Dr. Griffith's best known proposals have stemmed from his belief in the possibilities of the axial gas turbine engine. He led the company's first investigations of gas turbines - then known as "internal combustion turbines" during the early years of the Second World War. It was a technical memorandum prepared by him in 1945 which was the basis of the "Avon" engine, the first Rolls-Royce jet with an axial compressor.
In 1946 he first put forward his proposals for a by-pass engine. The success of the "Conway" engine in the Boeing "707-420" and Douglas "DC-8/40" and the fact that the by-pass principles are now being followed by engine manufacturers throughout the world, is a complete vindication of the soundness of his proposals. His continuous exploration of the possibilities offered by new developments led Dr. Griffith to make many suggestions so farsighted as to appear almost fanciful to people unaware of the closely reasoned theory behind all his work. In 1941 before the first British jet aircraft had even flown he had foretold the development of vertical take-off based on the high power-to-weight ratios which he knew were possible with the axial jet engine. The Rolls-Royce "Flying Bedstead' and the Short "SC.1" are successive stages in the development of his idea. The supersonic jet lift airliner, which he first proposed nearly ten years ago, now seems far less incredible than it did to many then. There is a growing belief in the future of aircraft taking off vertically by jet lift, and these could well change the whole pattern of future aviation.

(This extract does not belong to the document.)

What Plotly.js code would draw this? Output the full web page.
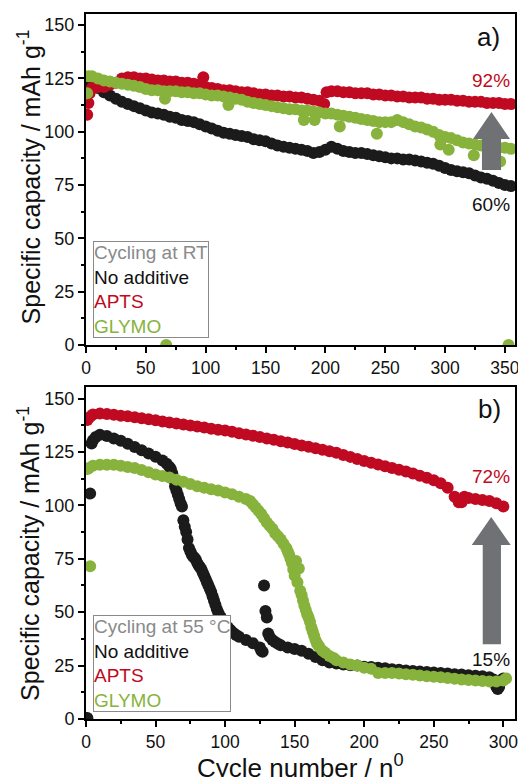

When Dr. Griffith was busy with a problem he could withdraw so completely within himself as to be oblivious of his surroundings. People who worked with him remember him walking to and fro around his office for hours on end without as much as a word. His staff had to mark the telephone cables with sheets of paper to prevent him from walking into them in his concentration. Although most of his work was concerned with theories and possibilities, Dr. Griffith was a practical man, able, when he was in a hurry, to go to a machine and himself make the parts for an experiment. He has always avoided any sort of public recognition of his work. He was of a naturally retiring disposition and he talked about his work very little. There were very few people able to keep up with his reasoning, and nearly all his work has been secret, precluding public discussion. This is why he gave no lectures or papers. By the time a subject could be aired publicly it was by his standards out of date and of little further interest.

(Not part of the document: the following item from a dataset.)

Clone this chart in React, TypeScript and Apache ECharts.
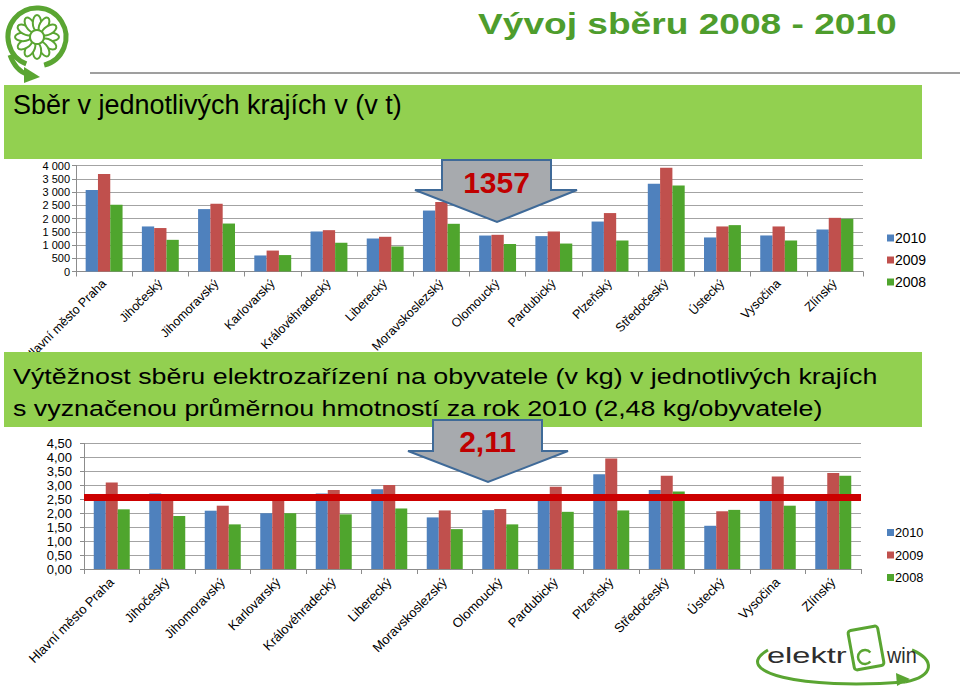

Despite his avoidance of publicity, his work was recognised by Fellowship of the Royal Society in 1941, by a C.B.E. in 1948, and by the award of the Silver Medal of the Royal Aeronautical Society in 1955.
Throughout his career, Dr. Griffith has usually looked fifteen or twenty years ahead. His influence will continue as long as gas turbine aero engines are used, for they all incorporate some of his original thinking."